Thank you. It is an exciting committee.
I want to commend the committee for doing this study. When I was trade minister and we made the Canada-Europe free trade agreement the focus of our efforts, I came to the conclusion also that Canadian business had a serious problem, which was that we were opening lots of doors but not necessarily walking through them with all the trade agreements we were entering into. I tried during that time—I don't know how it continued afterwards—to focus particularly on the chambers of commerce, such as yours, of those countries to stimulate a bit of opportunity.
I look at your success, Andrew, with Cyclone, and I come to the conclusion that while you are tremendously successful, it's not because of your Polish market strategy.
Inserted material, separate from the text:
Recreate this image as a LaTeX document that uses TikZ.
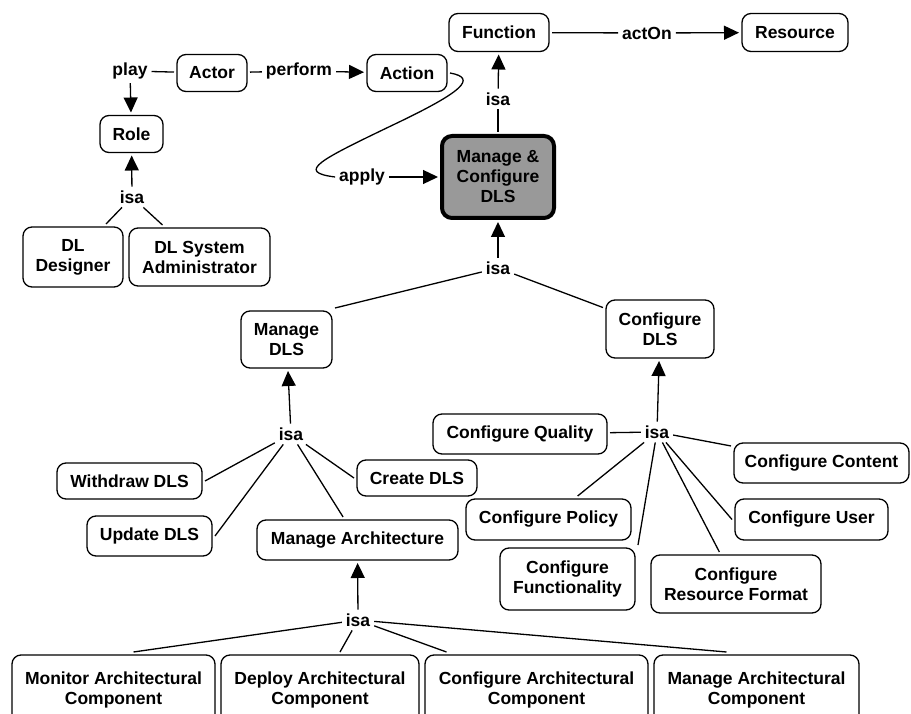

Because of the nature of your product, there's not a big Polish market for it, isn't that correct?
My sense is that we have in this country all sorts of folks who come from these backgrounds, but somehow the business community finds it too easy to be seduced by the easy big market next door: go to the United States; we talk the same language and watch the same football game on Sunday and can talk about that, and so on. Even to the extent that we've been in Europe, it has been overwhelmingly U.K. stuff—a similar kind of problem.
My question is particularly for the Poles. In the Polish community there has been a great deal of success in trade, but it has tended to be through people in the Canadian Polish community finding products in Poland to sell to the Canadian market, both the diaspora market and the broader Canadian market, with not so much going the other way.
Why is that, and what needs to be done to change it?